En Ville de Berne, les emplois test consistent notamment en travaux de nettoyage et d’entretien dans les espaces verts d’une durée de un à deux mois. Pendant ce laps de temps, les personnes astreintes reçoivent un salaire de 2’600 francs pour un travail à plein temps. La Ville de Berne dispose de 10 emplois tests afin d’évaluer la capacité de travail et la disposition au travail des personnes candidates à l’aide sociale. La notion de gate keeping en dit long sur ses intentions. En effet, une partie des personnes recourant nouvellement à l’aide sociale ne se présentent pas à cette « mobilisation au travail » et sont par conséquent exclues de l’aide sociale. « D’abord au travail – ensuite le soutien » titrait même la Neue Zürcher Zeitung à propos du modèle de Winterthour [3]. Même si des partisans du modèle – qui a trouvé des émules non seulement à Berne, mais aussi à Zurich et Bâle, entre autres – affirment qu’une petite minorité des personnes seulement est concernée par le projet, c’est l’esprit qui y préside qui laisse songeur.
Le tribunal administratif du Canton de Berne vient de juger l’affaire [4]. Il a décidé « d’arracher les dents au concept », comme l’écrit la Conférence cantonale bernoise de l’aide sociale dans une prise de position. En effet, le tribunal a jugé illégale la suppression complète de l’aide sociale suite à un refus d’un bénéficiaire de participer à un tel emploi test. Il explique que la suppression est admissible uniquement pour la durée prévue du travail (donc un ou deux mois), mais non pas de manière durable. Selon le jugement, le refus de participer à de tels travaux est certes une violation des devoirs de la part du bénéficiaire, mais le droit à l’aide sociale ne doit pas pour autant être remis en cause. Après les deux mois de travaux dans le cadre du projet, la personne se serait de nouveau trouvée « dans une situation de détresse ». La personne étant incapable de subvenir à ces besoins, la suppression pendant une période plus longue aurait constitué « une sanction non admissible ». Le chef du Service social de la Ville de Berne, Felix Wolffers, admet que le concept cantonal des emplois tests dans son ensemble est ainsi mis en cause par cet arrêt.
Mais ne nous réjouissons pas trop tôt.

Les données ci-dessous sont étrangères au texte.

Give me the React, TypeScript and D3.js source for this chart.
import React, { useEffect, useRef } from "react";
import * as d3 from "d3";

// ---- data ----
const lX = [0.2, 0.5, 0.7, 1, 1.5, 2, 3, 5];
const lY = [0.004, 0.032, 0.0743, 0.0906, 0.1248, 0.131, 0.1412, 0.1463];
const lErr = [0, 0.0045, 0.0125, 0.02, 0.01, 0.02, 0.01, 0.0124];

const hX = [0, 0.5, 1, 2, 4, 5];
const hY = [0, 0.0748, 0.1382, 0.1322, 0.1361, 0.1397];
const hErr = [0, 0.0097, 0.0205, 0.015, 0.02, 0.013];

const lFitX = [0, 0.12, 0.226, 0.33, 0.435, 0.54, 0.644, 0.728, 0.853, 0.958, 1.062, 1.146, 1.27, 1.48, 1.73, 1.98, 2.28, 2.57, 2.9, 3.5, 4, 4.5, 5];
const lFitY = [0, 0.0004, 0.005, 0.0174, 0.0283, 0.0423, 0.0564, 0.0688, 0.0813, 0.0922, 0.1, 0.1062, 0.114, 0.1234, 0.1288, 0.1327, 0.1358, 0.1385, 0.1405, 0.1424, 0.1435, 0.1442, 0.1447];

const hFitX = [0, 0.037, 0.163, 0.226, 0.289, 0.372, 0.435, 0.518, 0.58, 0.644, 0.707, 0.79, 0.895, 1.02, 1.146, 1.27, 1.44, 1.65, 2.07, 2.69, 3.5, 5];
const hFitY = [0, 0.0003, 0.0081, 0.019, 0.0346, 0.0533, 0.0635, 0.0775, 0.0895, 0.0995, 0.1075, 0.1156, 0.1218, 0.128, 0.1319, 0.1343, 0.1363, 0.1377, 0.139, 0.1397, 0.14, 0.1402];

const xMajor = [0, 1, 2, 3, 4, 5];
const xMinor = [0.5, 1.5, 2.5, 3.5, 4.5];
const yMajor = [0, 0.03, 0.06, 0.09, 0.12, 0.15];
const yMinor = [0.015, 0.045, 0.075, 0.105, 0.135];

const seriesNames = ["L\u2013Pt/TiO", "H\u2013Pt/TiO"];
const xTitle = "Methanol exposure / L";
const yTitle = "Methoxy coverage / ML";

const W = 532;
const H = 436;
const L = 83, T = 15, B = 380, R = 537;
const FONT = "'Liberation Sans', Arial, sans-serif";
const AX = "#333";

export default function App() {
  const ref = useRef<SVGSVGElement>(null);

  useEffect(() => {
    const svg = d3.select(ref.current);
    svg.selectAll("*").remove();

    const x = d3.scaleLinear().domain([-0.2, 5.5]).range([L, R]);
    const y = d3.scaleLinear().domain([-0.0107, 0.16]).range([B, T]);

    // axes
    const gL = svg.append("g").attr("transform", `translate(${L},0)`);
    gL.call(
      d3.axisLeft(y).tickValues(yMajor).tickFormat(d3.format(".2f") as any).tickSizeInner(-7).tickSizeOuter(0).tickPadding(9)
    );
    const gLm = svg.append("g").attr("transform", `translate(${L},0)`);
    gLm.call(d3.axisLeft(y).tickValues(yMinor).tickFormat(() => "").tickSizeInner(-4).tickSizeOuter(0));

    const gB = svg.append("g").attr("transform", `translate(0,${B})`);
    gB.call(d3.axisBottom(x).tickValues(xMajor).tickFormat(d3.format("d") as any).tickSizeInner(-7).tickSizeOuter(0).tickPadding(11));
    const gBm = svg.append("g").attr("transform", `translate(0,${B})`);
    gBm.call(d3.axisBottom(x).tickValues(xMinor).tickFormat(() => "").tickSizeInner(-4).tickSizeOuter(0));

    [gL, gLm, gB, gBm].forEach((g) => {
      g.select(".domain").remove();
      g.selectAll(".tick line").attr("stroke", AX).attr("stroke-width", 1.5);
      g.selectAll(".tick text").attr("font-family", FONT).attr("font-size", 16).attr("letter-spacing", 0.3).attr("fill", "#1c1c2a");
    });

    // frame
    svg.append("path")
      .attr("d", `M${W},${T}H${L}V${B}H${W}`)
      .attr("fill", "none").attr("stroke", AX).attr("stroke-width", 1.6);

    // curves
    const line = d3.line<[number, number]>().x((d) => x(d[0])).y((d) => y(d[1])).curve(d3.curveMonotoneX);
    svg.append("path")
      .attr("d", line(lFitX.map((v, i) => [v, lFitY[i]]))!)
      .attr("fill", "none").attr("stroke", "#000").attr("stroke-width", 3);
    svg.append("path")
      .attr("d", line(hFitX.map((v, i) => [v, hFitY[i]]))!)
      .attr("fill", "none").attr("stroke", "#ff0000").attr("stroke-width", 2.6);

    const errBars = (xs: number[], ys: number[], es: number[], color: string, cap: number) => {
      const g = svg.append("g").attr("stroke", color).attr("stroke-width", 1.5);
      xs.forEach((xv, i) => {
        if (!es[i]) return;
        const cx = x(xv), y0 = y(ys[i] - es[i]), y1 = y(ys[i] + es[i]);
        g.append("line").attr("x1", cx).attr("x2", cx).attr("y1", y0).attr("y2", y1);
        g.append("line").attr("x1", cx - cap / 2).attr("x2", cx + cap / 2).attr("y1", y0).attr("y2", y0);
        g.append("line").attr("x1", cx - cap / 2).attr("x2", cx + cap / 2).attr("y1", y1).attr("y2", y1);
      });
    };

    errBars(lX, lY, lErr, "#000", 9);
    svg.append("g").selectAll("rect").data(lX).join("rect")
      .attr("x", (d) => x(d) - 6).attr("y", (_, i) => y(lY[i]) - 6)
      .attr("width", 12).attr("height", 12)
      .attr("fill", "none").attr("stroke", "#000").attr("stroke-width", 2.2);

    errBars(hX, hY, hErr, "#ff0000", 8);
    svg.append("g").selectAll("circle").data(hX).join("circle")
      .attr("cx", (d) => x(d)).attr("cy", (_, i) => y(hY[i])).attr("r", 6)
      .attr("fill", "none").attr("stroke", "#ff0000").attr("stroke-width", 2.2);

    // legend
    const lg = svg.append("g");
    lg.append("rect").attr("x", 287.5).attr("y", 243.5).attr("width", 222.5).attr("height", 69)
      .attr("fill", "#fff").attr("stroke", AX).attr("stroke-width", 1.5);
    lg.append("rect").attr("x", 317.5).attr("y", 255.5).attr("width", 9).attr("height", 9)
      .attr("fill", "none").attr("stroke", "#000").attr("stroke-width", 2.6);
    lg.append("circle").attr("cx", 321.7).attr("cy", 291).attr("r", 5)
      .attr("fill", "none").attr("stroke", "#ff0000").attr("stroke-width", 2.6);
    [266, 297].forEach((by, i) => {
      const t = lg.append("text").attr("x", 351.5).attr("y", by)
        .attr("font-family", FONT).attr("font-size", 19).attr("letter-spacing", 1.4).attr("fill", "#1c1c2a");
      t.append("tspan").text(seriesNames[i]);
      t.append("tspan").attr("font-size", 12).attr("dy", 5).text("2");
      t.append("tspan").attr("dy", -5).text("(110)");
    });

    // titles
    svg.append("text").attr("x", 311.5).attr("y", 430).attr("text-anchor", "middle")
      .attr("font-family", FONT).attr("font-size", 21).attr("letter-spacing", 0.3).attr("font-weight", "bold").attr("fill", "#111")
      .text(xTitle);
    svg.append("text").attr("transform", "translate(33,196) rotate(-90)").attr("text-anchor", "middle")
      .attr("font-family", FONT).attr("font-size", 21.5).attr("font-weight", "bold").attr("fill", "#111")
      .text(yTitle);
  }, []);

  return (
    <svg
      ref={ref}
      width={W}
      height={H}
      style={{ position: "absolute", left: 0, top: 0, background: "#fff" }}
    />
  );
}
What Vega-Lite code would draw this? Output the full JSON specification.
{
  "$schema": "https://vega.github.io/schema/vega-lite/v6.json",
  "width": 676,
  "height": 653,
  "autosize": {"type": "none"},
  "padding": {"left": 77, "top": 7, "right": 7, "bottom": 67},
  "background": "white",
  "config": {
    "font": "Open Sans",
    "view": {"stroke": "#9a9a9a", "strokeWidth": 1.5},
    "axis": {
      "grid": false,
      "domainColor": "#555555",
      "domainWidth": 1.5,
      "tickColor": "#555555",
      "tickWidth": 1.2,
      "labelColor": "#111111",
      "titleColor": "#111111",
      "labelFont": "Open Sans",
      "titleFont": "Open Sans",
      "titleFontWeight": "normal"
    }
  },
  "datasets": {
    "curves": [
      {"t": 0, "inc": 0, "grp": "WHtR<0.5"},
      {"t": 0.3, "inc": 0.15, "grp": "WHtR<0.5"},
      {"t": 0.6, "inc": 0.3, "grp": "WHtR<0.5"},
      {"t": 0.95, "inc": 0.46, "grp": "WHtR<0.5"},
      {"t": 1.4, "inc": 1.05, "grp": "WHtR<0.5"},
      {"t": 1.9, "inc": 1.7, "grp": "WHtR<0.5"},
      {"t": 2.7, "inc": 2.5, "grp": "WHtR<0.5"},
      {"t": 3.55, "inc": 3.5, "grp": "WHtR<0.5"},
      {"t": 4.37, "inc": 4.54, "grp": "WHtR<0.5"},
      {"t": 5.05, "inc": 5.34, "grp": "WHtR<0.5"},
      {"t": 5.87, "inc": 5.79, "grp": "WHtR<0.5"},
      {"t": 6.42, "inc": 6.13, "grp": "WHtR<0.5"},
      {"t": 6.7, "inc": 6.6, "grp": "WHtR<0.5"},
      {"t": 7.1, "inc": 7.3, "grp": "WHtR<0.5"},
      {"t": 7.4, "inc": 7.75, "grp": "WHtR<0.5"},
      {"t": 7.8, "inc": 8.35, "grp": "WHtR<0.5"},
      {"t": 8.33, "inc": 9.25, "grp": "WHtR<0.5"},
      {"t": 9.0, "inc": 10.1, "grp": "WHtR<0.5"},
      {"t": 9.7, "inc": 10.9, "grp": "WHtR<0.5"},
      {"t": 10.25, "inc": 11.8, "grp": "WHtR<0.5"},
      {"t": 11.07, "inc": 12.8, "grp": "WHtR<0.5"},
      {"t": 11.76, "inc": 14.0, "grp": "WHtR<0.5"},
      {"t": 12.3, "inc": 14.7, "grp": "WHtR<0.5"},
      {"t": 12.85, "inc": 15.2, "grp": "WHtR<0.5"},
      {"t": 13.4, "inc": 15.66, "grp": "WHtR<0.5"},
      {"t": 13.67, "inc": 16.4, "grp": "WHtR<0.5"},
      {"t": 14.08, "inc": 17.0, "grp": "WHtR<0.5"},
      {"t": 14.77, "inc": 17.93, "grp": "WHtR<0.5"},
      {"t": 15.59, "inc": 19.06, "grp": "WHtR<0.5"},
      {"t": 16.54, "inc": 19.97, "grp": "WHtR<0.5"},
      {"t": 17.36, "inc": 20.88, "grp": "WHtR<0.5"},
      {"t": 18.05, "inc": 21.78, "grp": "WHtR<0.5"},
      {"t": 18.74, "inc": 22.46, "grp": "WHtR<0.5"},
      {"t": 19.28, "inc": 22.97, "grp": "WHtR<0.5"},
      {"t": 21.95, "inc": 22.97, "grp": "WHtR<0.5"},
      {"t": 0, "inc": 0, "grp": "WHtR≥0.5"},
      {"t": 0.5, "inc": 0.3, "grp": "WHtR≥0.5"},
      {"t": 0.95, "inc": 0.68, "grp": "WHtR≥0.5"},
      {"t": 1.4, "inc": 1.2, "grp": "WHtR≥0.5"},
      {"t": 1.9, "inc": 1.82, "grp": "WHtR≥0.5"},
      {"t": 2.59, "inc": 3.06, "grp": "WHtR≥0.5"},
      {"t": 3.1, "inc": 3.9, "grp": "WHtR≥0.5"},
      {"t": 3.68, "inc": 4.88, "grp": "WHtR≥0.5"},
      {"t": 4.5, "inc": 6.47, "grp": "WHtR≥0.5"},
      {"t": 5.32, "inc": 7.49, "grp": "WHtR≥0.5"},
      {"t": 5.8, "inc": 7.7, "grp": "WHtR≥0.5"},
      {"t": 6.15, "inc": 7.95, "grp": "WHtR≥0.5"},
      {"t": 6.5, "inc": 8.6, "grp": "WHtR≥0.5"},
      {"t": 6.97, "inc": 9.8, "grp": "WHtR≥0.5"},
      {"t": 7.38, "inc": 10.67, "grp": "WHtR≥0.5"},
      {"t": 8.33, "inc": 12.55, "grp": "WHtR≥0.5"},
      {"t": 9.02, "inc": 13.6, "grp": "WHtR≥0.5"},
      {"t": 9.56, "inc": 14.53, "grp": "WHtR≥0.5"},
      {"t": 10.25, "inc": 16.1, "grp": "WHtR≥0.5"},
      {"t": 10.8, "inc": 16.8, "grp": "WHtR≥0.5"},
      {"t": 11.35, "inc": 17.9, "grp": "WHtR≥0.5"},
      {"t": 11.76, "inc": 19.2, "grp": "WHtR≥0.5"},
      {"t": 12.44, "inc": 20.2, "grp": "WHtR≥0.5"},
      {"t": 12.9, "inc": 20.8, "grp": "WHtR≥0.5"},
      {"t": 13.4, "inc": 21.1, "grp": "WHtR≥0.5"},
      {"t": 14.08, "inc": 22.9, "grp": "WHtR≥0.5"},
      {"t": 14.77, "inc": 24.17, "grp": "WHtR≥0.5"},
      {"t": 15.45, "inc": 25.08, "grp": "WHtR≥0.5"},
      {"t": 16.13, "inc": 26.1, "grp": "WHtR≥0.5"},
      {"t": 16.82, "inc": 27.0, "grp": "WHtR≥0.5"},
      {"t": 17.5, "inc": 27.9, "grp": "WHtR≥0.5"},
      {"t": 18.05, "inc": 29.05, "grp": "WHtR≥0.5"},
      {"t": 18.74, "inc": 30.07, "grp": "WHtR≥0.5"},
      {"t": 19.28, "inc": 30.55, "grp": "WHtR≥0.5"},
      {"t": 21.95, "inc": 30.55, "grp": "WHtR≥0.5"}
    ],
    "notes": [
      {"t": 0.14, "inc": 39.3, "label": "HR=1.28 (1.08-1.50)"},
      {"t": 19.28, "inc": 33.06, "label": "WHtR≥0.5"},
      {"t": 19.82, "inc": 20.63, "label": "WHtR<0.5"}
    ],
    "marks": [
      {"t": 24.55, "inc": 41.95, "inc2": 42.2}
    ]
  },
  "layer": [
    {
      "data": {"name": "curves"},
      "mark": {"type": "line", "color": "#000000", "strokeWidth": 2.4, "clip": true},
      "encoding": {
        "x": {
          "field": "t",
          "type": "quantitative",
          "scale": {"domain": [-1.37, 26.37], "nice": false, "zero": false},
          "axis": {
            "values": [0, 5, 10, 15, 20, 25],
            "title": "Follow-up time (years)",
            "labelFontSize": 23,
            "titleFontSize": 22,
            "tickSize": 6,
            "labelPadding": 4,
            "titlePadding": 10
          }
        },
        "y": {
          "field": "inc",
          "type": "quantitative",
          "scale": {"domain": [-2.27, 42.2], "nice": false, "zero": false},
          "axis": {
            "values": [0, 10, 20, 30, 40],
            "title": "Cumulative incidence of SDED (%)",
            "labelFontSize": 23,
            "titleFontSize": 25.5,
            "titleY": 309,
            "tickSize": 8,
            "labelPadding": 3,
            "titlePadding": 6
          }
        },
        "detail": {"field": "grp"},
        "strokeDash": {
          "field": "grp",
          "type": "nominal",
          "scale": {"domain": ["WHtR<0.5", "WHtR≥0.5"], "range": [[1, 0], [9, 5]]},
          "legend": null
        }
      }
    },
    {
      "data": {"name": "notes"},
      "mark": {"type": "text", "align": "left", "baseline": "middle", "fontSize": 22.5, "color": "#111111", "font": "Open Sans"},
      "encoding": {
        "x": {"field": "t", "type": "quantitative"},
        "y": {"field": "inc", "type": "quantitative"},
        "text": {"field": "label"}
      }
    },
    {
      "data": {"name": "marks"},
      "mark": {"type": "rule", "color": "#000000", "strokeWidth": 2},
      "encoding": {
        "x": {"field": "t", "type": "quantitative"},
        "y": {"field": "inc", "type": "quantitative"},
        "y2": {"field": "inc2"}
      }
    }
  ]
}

Dans ses considérants, le tribunal admet aussi qu’un « choix entre un travail rémunéré et l’aide sociale n’existe pas, même si l’activité ne correspond pas (complètement) aux envies et intérêts personnels (du requérant) ». Et plus loin : « Il n’y a pas d’objection à formuler sur le fait qu’aucune marge de négociation quant aux conditions de travail est consentie aux participants aux emplois tests. » Ainsi donc, selon la jurisprudence, il est admissible qu’une personne étant obligée de recourir à l’aide sociale soit privée d’une partie de ses droits élémentaires, en particulier le droit de négocier les conditions de travail. Cette privation résulte uniquement du fait que son salaire est versé par les pouvoirs publics – dans le cadre de prestations sociales certes – et non par un employeur privé par exemple.
Ce n’est pas la seule turbulence qui secoue actuellement l’aide sociale bernoise. L’UDC cantonale vient en effet de déposer une motion au Grand Conseil [5], intitulée « Réduction des coûts de l’aide sociale ». Elle demande l’abaissement des normes d’aide sociale à 90% des normes CSIAS (Conférence suisse des institutions d’action sociale) qui, dans le Canton de Berne, ont force obligatoire pour les communes. En même temps, le texte demande que le système incitatif de l’aide sociale soit renforcé. La motion critique entre autres les barèmes appliqués dans le canton parce qu’ils prévoient un minimum vital qui donne accès à une participation à la vie sociale et ceci avec peu ou pas de contrepartie du tout de la part du bénéficiaire. Les motionnaires donnent pour preuve de la « vie aisée » des bénéficiaires de l’aide sociale le « fait » qu’une partie non négligeable d’entre eux disposeraient d’une voiture privée. La motion devra être traitée au plénum du Grand Conseil en mars 2013.
[1] « Testarbeitsplätze » en allemand.
[2] Toutes les citations sont traduites par les soins de l’auteur de cet article.
[3] NZZ-online du 24 février 2011.
[4] Arrêt du tribunal administratif bernois 100.2011.428Ua du 18 octobre 2012.
[5] La motion sur le site internet du Grand Conseil.